Supplied information.
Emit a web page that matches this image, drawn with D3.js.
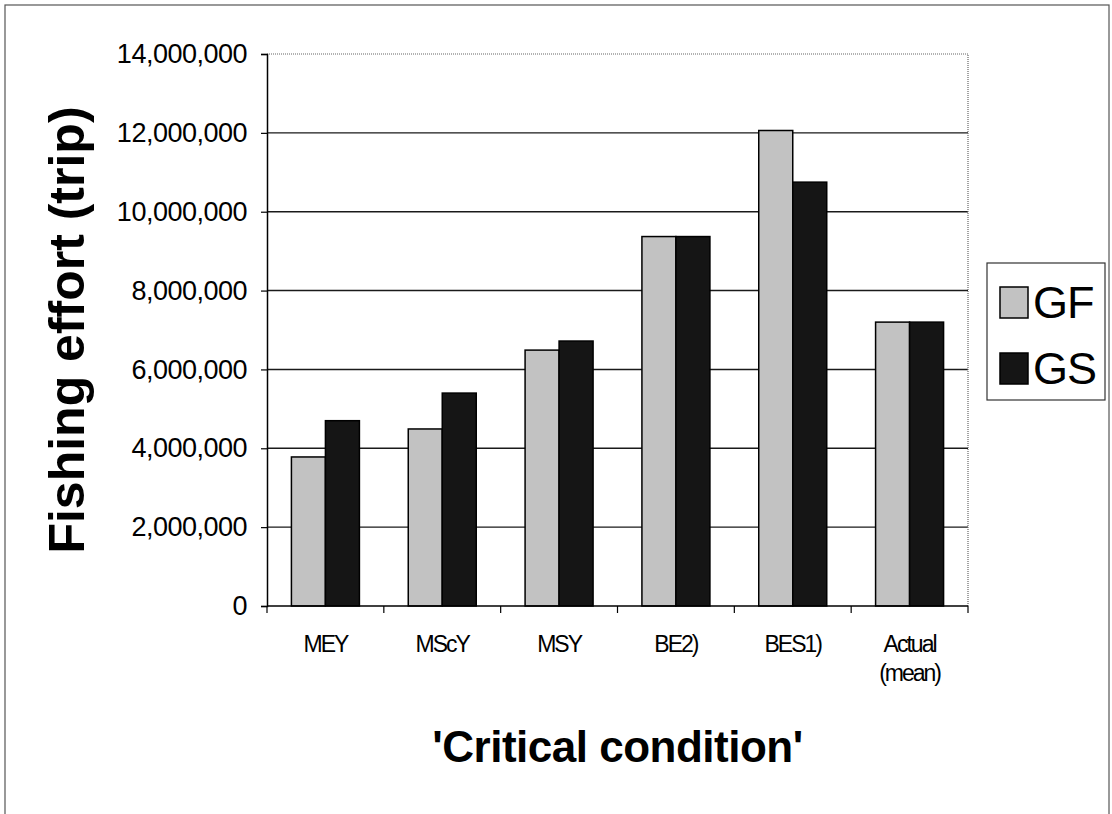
<!DOCTYPE html>
<html>
<head>
<meta charset="utf-8">
<script src="https://cdn.jsdelivr.net/npm/d3@7"></script>
<style>
  body { margin: 0; background: #fff; }
  svg { display: block; font-family: "Liberation Sans", Arial, sans-serif; }
</style>
</head>
<body>
<div id="chart"></div>
<script>
// data
const categories = ["MEY", "MScY", "MSY", "BE2)", "BES1)", "Actual (mean)"];
const categoryLines = [["MEY"], ["MScY"], ["MSY"], ["BE2)"], ["BES1)"], ["Actual", "(mean)"]];
const seriesNames = ["GF", "GS"];
const gfValues = [3780000, 4490000, 6490000, 9370000, 12060000, 7200000];
const gsValues = [4700000, 5400000, 6720000, 9370000, 10750000, 7200000];
const yTicks = [0, 2000000, 4000000, 6000000, 8000000, 10000000, 12000000, 14000000];

const width = 1112, height = 814;
const plot = { left: 267, right: 968, top: 54, bottom: 606 };
const fills = { GF: "#c2c2c2", GS: "#151515" };

const svg = d3.select("#chart").append("svg")
    .attr("width", width)
    .attr("height", height);

// outer frame of the chart
svg.append("rect")
    .attr("x", 5).attr("y", 5)
    .attr("width", 1104).attr("height", 830)
    .attr("fill", "none")
    .attr("stroke", "#555")
    .attr("stroke-width", 1.2);

const x0 = d3.scaleBand()
    .domain(categories)
    .range([plot.left, plot.right])
    .paddingInner(0.418)
    .paddingOuter(0.209);

const x1 = d3.scaleBand()
    .domain(seriesNames)
    .range([0, x0.bandwidth()]);

const y = d3.scaleLinear()
    .domain([0, 14000000])
    .range([plot.bottom, plot.top]);

// gridlines
svg.append("g")
    .selectAll("line")
    .data(yTicks.filter(d => d > 0 && d < 14000000))
    .join("line")
    .attr("x1", plot.left).attr("x2", plot.right)
    .attr("y1", d => y(d)).attr("y2", d => y(d))
    .attr("stroke", "#1a1a1a")
    .attr("stroke-width", 1.4);

// dotted plot border (top and right)
svg.append("path")
    .attr("d", `M${plot.left},${y(14000000)}H${plot.right}V${plot.bottom}`)
    .attr("fill", "none")
    .attr("stroke", "#666")
    .attr("stroke-width", 1.2)
    .attr("stroke-dasharray", "1,1");

// bars
const rows = categories.map((c, i) => ({ cat: c, values: [
    { name: "GF", value: gfValues[i] },
    { name: "GS", value: gsValues[i] }
] }));

svg.append("g")
    .selectAll("g")
    .data(rows)
    .join("g")
    .attr("transform", d => `translate(${x0(d.cat)},0)`)
    .selectAll("rect")
    .data(d => d.values)
    .join("rect")
    .attr("x", d => x1(d.name))
    .attr("y", d => y(d.value))
    .attr("width", x1.bandwidth())
    .attr("height", d => y(0) - y(d.value))
    .attr("fill", d => fills[d.name])
    .attr("stroke", "#000")
    .attr("stroke-width", 1.5);

// y axis
const yAxis = svg.append("g")
    .attr("transform", `translate(${plot.left},0)`)
    .call(d3.axisLeft(y)
        .tickValues(yTicks)
        .tickFormat(d3.format(","))
        .tickSize(6)
        .tickPadding(14));
yAxis.select(".domain").attr("stroke", "#000").attr("stroke-width", 1.5);
yAxis.selectAll(".tick line").attr("stroke", "#000").attr("stroke-width", 1.2);
yAxis.selectAll(".tick text")
    .attr("font-size", 27)
    .attr("letter-spacing", "-0.5px")
    .attr("fill", "#000")
    .attr("font-family", "Liberation Sans, Arial, sans-serif");

// x axis line and boundary ticks
const step = x0.step();
svg.append("line")
    .attr("x1", plot.left).attr("x2", plot.right)
    .attr("y1", plot.bottom).attr("y2", plot.bottom)
    .attr("stroke", "#000")
    .attr("stroke-width", 1.5);

svg.append("g")
    .selectAll("line")
    .data(d3.range(categories.length + 1))
    .join("line")
    .attr("x1", i => plot.left + i * step)
    .attr("x2", i => plot.left + i * step)
    .attr("y1", plot.bottom)
    .attr("y2", plot.bottom + 7)
    .attr("stroke", "#000")
    .attr("stroke-width", 1.2);

// category labels
svg.append("g")
    .selectAll("text")
    .data(categories)
    .join("text")
    .attr("x", d => x0(d) + x0.bandwidth() / 2)
    .attr("y", 652)
    .attr("text-anchor", "middle")
    .attr("font-size", 23)
    .attr("letter-spacing", "-2px")
    .each(function (d, i) {
        d3.select(this).selectAll("tspan")
            .data(categoryLines[i])
            .join("tspan")
            .attr("x", x0(d) + x0.bandwidth() / 2)
            .attr("dy", (t, j) => j === 0 ? 0 : 29)
            .text(t => t);
    });

// axis titles
svg.append("text")
    .attr("transform", `translate(84,${(plot.top + plot.bottom) / 2}) rotate(-90)`)
    .attr("text-anchor", "middle")
    .attr("font-size", 50)
    .attr("font-weight", "bold")
    .text("Fishing effort (trip)");

svg.append("text")
    .attr("x", (plot.left + plot.right) / 2)
    .attr("y", 762)
    .attr("text-anchor", "middle")
    .attr("font-size", 44)
    .attr("font-weight", "bold")
    .attr("letter-spacing", "-0.5px")
    .text("'Critical condition'");

// legend
const legend = svg.append("g");
legend.append("rect")
    .attr("x", 987).attr("y", 263)
    .attr("width", 118).attr("height", 137)
    .attr("fill", "#fff")
    .attr("stroke", "#333")
    .attr("stroke-width", 1.2);

const legendItems = legend.selectAll("g")
    .data(seriesNames)
    .join("g")
    .attr("transform", (d, i) => `translate(1000,${287 + i * 66})`);

legendItems.append("rect")
    .attr("width", 28).attr("height", 31)
    .attr("fill", d => fills[d])
    .attr("stroke", "#000")
    .attr("stroke-width", 1.5);

legendItems.append("text")
    .attr("x", 33)
    .attr("y", 31)
    .attr("font-size", 45)
    .attr("letter-spacing", "-1px")
    .text(d => d);
</script>
</body>
</html>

The request.
Transcribe the listing in full. Omit the pictures and keep every line exact.

Complete response.
Emit a web page that matches this image, drawn with D3.js.
<!DOCTYPE html>
<html>
<head>
<meta charset="utf-8">
<script src="https://cdn.jsdelivr.net/npm/d3@7"></script>
<style>
  body { margin: 0; background: #fff; }
  svg { display: block; font-family: "Liberation Sans", Arial, sans-serif; }
</style>
</head>
<body>
<div id="chart"></div>
<script>
// data
const categories = ["MEY", "MScY", "MSY", "BE2)", "BES1)", "Actual (mean)"];
const categoryLines = [["MEY"], ["MScY"], ["MSY"], ["BE2)"], ["BES1)"], ["Actual", "(mean)"]];
const seriesNames = ["GF", "GS"];
const gfValues = [3780000, 4490000, 6490000, 9370000, 12060000, 7200000];
const gsValues = [4700000, 5400000, 6720000, 9370000, 10750000, 7200000];
const yTicks = [0, 2000000, 4000000, 6000000, 8000000, 10000000, 12000000, 14000000];

const width = 1112, height = 814;
const plot = { left: 267, right: 968, top: 54, bottom: 606 };
const fills = { GF: "#c2c2c2", GS: "#151515" };

const svg = d3.select("#chart").append("svg")
    .attr("width", width)
    .attr("height", height);

// outer frame of the chart
svg.append("rect")
    .attr("x", 5).attr("y", 5)
    .attr("width", 1104).attr("height", 830)
    .attr("fill", "none")
    .attr("stroke", "#555")
    .attr("stroke-width", 1.2);

const x0 = d3.scaleBand()
    .domain(categories)
    .range([plot.left, plot.right])
    .paddingInner(0.418)
    .paddingOuter(0.209);

const x1 = d3.scaleBand()
    .domain(seriesNames)
    .range([0, x0.bandwidth()]);

const y = d3.scaleLinear()
    .domain([0, 14000000])
    .range([plot.bottom, plot.top]);

// gridlines
svg.append("g")
    .selectAll("line")
    .data(yTicks.filter(d => d > 0 && d < 14000000))
    .join("line")
    .attr("x1", plot.left).attr("x2", plot.right)
    .attr("y1", d => y(d)).attr("y2", d => y(d))
    .attr("stroke", "#1a1a1a")
    .attr("stroke-width", 1.4);

// dotted plot border (top and right)
svg.append("path")
    .attr("d", `M${plot.left},${y(14000000)}H${plot.right}V${plot.bottom}`)
    .attr("fill", "none")
    .attr("stroke", "#666")
    .attr("stroke-width", 1.2)
    .attr("stroke-dasharray", "1,1");

// bars
const rows = categories.map((c, i) => ({ cat: c, values: [
    { name: "GF", value: gfValues[i] },
    { name: "GS", value: gsValues[i] }
] }));

svg.append("g")
    .selectAll("g")
    .data(rows)
    .join("g")
    .attr("transform", d => `translate(${x0(d.cat)},0)`)
    .selectAll("rect")
    .data(d => d.values)
    .join("rect")
    .attr("x", d => x1(d.name))
    .attr("y", d => y(d.value))
    .attr("width", x1.bandwidth())
    .attr("height", d => y(0) - y(d.value))
    .attr("fill", d => fills[d.name])
    .attr("stroke", "#000")
    .attr("stroke-width", 1.5);

// y axis
const yAxis = svg.append("g")
    .attr("transform", `translate(${plot.left},0)`)
    .call(d3.axisLeft(y)
        .tickValues(yTicks)
        .tickFormat(d3.format(","))
        .tickSize(6)
        .tickPadding(14));
yAxis.select(".domain").attr("stroke", "#000").attr("stroke-width", 1.5);
yAxis.selectAll(".tick line").attr("stroke", "#000").attr("stroke-width", 1.2);
yAxis.selectAll(".tick text")
    .attr("font-size", 27)
    .attr("letter-spacing", "-0.5px")
    .attr("fill", "#000")
    .attr("font-family", "Liberation Sans, Arial, sans-serif");

// x axis line and boundary ticks
const step = x0.step();
svg.append("line")
    .attr("x1", plot.left).attr("x2", plot.right)
    .attr("y1", plot.bottom).attr("y2", plot.bottom)
    .attr("stroke", "#000")
    .attr("stroke-width", 1.5);

svg.append("g")
    .selectAll("line")
    .data(d3.range(categories.length + 1))
    .join("line")
    .attr("x1", i => plot.left + i * step)
    .attr("x2", i => plot.left + i * step)
    .attr("y1", plot.bottom)
    .attr("y2", plot.bottom + 7)
    .attr("stroke", "#000")
    .attr("stroke-width", 1.2);

// category labels
svg.append("g")
    .selectAll("text")
    .data(categories)
    .join("text")
    .attr("x", d => x0(d) + x0.bandwidth() / 2)
    .attr("y", 652)
    .attr("text-anchor", "middle")
    .attr("font-size", 23)
    .attr("letter-spacing", "-2px")
    .each(function (d, i) {
        d3.select(this).selectAll("tspan")
            .data(categoryLines[i])
            .join("tspan")
            .attr("x", x0(d) + x0.bandwidth() / 2)
            .attr("dy", (t, j) => j === 0 ? 0 : 29)
            .text(t => t);
    });

// axis titles
svg.append("text")
    .attr("transform", `translate(84,${(plot.top + plot.bottom) / 2}) rotate(-90)`)
    .attr("text-anchor", "middle")
    .attr("font-size", 50)
    .attr("font-weight", "bold")
    .text("Fishing effort (trip)");

svg.append("text")
    .attr("x", (plot.left + plot.right) / 2)
    .attr("y", 762)
    .attr("text-anchor", "middle")
    .attr("font-size", 44)
    .attr("font-weight", "bold")
    .attr("letter-spacing", "-0.5px")
    .text("'Critical condition'");

// legend
const legend = svg.append("g");
legend.append("rect")
    .attr("x", 987).attr("y", 263)
    .attr("width", 118).attr("height", 137)
    .attr("fill", "#fff")
    .attr("stroke", "#333")
    .attr("stroke-width", 1.2);

const legendItems = legend.selectAll("g")
    .data(seriesNames)
    .join("g")
    .attr("transform", (d, i) => `translate(1000,${287 + i * 66})`);

legendItems.append("rect")
    .attr("width", 28).attr("height", 31)
    .attr("fill", d => fills[d])
    .attr("stroke", "#000")
    .attr("stroke-width", 1.5);

legendItems.append("text")
    .attr("x", 33)
    .attr("y", 31)
    .attr("font-size", 45)
    .attr("letter-spacing", "-1px")
    .text(d => d);
</script>
</body>
</html>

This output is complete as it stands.